Data items
<<<<

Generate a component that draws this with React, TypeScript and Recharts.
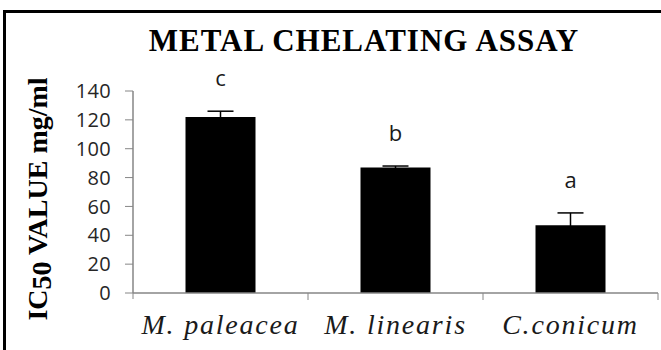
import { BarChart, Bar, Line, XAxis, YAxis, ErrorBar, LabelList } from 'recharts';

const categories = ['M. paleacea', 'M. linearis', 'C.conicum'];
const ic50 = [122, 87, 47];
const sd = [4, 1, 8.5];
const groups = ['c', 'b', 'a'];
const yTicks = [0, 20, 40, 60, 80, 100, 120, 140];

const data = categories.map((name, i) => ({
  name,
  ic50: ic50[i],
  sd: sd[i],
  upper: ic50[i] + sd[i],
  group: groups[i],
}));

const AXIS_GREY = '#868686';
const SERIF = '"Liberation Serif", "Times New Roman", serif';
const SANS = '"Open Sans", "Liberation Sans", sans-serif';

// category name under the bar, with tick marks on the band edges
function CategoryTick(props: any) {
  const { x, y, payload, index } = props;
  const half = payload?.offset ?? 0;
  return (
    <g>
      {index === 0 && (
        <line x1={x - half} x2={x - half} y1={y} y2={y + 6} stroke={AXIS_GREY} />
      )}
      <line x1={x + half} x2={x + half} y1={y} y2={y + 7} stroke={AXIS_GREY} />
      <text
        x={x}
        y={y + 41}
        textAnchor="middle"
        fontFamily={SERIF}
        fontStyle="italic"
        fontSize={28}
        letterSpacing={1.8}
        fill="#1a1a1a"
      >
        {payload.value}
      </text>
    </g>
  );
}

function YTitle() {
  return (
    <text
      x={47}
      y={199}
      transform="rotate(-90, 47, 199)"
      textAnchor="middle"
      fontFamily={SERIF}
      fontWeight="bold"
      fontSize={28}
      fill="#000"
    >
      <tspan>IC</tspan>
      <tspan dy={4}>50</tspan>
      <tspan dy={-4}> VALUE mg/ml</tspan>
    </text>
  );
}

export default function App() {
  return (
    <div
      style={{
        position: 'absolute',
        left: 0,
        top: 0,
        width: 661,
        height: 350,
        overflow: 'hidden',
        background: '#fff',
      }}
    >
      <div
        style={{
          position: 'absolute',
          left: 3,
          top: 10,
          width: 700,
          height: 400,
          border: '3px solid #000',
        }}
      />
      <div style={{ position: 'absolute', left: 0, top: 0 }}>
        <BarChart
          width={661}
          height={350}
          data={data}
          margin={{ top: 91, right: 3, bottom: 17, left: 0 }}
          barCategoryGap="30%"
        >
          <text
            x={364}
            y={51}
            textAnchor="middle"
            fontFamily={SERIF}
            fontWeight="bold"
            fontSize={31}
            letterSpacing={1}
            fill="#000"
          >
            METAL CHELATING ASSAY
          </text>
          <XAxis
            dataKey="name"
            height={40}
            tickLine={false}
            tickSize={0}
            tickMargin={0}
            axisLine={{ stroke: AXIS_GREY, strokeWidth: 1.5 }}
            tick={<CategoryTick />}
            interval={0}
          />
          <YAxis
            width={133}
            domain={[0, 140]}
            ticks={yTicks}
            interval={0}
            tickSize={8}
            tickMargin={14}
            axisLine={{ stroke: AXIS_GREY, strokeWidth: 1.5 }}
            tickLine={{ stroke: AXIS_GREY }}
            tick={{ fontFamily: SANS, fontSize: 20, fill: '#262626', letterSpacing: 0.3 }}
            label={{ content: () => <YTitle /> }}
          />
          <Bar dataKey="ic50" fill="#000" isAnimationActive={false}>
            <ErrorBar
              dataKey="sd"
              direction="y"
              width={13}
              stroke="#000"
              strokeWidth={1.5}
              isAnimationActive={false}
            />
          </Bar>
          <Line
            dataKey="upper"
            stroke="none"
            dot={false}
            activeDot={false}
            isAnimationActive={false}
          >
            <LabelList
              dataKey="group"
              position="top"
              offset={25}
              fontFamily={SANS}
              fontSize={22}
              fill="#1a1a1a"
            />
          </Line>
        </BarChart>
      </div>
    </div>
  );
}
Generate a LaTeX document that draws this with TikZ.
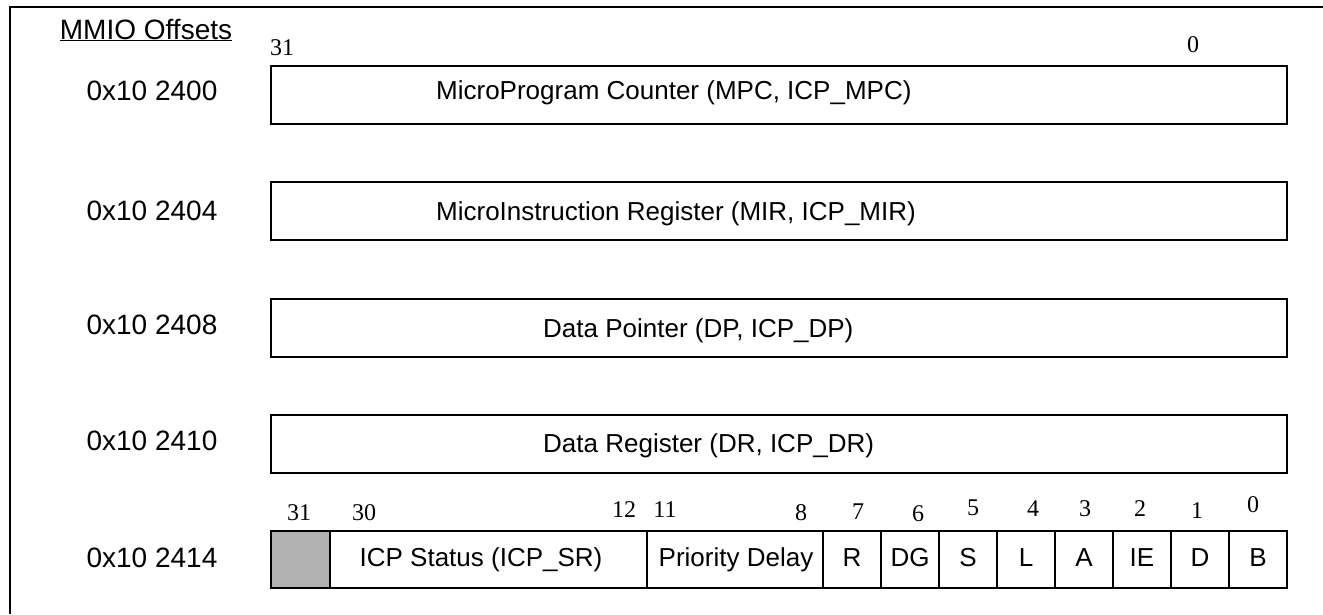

>>>>

▶ [Required task] Start at the top of the entries and repeat each line exactly, ending at the line that contains "const yTicks = [0, 20, 40, 60, 80, 100, 120, 140];". Pictures are not part of the copy.

▶ [Answer to the exercise]
Generate a component that draws this with React, TypeScript and Recharts.
import { BarChart, Bar, Line, XAxis, YAxis, ErrorBar, LabelList } from 'recharts';

const categories = ['M. paleacea', 'M. linearis', 'C.conicum'];
const ic50 = [122, 87, 47];
const sd = [4, 1, 8.5];
const groups = ['c', 'b', 'a'];
const yTicks = [0, 20, 40, 60, 80, 100, 120, 140];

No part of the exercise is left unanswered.